Another site in the guidebooks for Seattle is Pike’s Place, also called the Public Market. It’s a huge indoor/outdoor market with fresh produce, flowers, fish and other seafood. Downstairs were several small shops. The area was mobbed with tourists. Many like us were getting ready to board a cruise ship; many had just gotten off a cruise ship. Some are just visiting Seattle and a few appear to be local.
Our bodies are still adjusting to the three-hour jetlag. Nonetheless, it seemed like time to have lunch which we did.
“The Seattle Great Wheel” is a new icon of Seattle. It wasn’t there on my last visit to Seattle. It is the largest observation wheel on the west coast, standing 175 feet tall with 41 gondolas, each of which can seat up to eight adults. It’s visible from the Public Market and not very far. So, we walked over to see it. When we saw how long the line was and checked the admission price, we decided that just watching it for while would be good enough. We bought two ice cream cones and watched the other tourists for a while.
After this, Kathy wanted to return to the hotel but I wanted to stay a little longer. I accompanied her back to the airport where she took the shuttle back to the airport.
I managed to get a good nap on the train to the airport and back. That meant that I was now ready to go exploring again!
At one of the light right stations, I found it curious that the city buses used the exact same lanes in the station. (See photo.) I’m guessing that it saved money to use the same tunnels under the city.

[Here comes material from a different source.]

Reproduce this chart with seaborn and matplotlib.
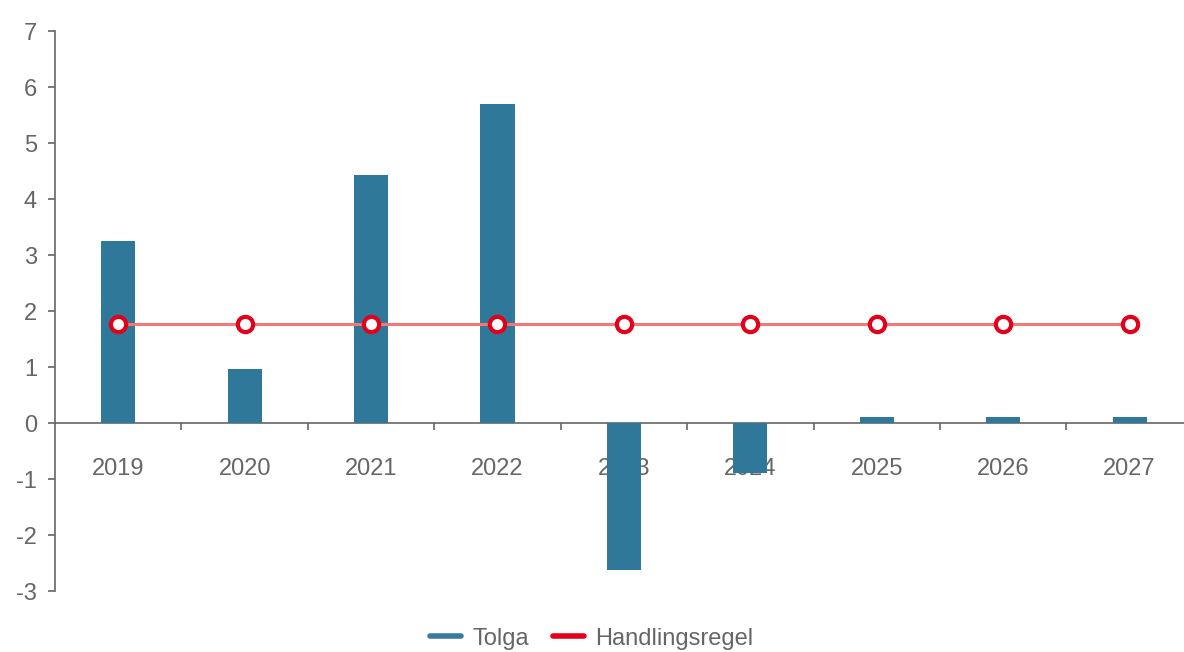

I’ve heard that some cities are now renting goats rather than using mowing machines. Seattle is very ecologically conscious. I’d never actually seen it before. (See photo.) Not a bad job!
We are scheduled to depart on the Pearl tomorrow. Today the Jewel is in the same birth, which is pier 66. Its schedule is nearly the same as ours but a day earlier. So I knew that I was scheduled to depart at 4 PM just like ours. I thought it might be nice to watch it leave of the harbor. Our ship will be doing that tomorrow but I’ll be on board and won’t be able to see the actual departure. I got to the pier at about 3:30. Perfect! I'll be able to watch this farewell party from the pier.
By 4:10, I realized they weren't sticklers for schedule.
At 5 PM, I saw them still loading luggage. That meant two things. One, it wasn't leaving anytime soon. Two, our ship probably won't leave on time either.
By 5:20, I gave up. The gangplank was still attached to the ship. The cranes were still working. And, it was getting late.
The two events I had wanted to do in Seattle was to ride the new Giant Wheel and to ride the old Monorail. I saw both; but didn’t do either. Sigh. An excuse to return again.
I took the light rail back to the airport for the second time. And then, the shuttle back to the hotel. We had a long ahead of us and needed to pack.